Another important observation is that most of the conventional CF-based methods consider the influence of every user/service to predict the QoS of a target user-service pair. However, all the users/services present in the QoS log are not trustworthy because they may have very different QoS invocation patterns compared to the rest. These users/services are generally referred to as grey-sheep [8]. The influence of grey-sheep users/services in the computation of the QoS of non-grey-sheep users/services lead to highly inaccurate results. Avoiding untrustworthy users/services could improve the QoS prediction accuracy. Li et al. [10] proposed a reputation algorithm for detecting trustworthy users based on geographical location, which could result in the inappropriate set of untrustworthy users since geographical distance may not be equivalent to network-wise distance.

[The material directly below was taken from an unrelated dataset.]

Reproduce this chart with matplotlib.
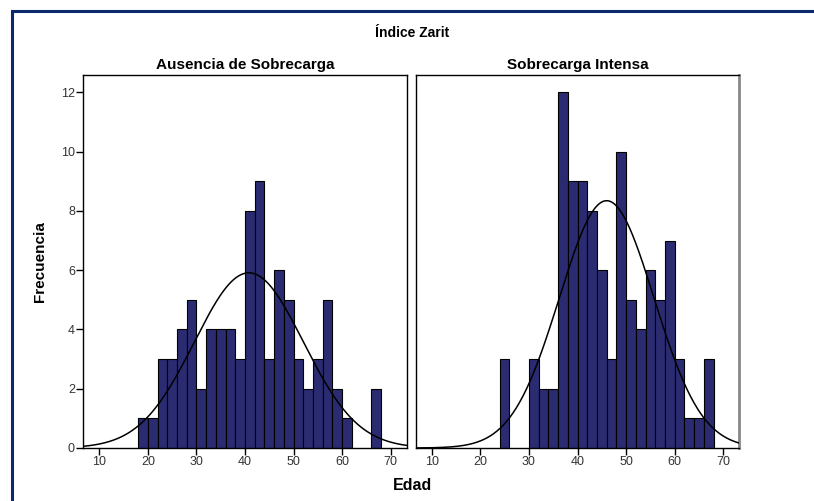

The authors in [17] proposed a two-phase K-means clustering-based credibility-aware QoS prediction method, where a cluster with a minimum number of users is considered untrustworthy. However, the clusters with minimum number of users can still be large set. The authors in [12, 15] provided a similar approach for detecting grey-sheep using \(3\sigma \) rule. Although these methods were proposed to detect the untrustworthy users/services, the notion of trustworthiness, however, is yet to be standardized.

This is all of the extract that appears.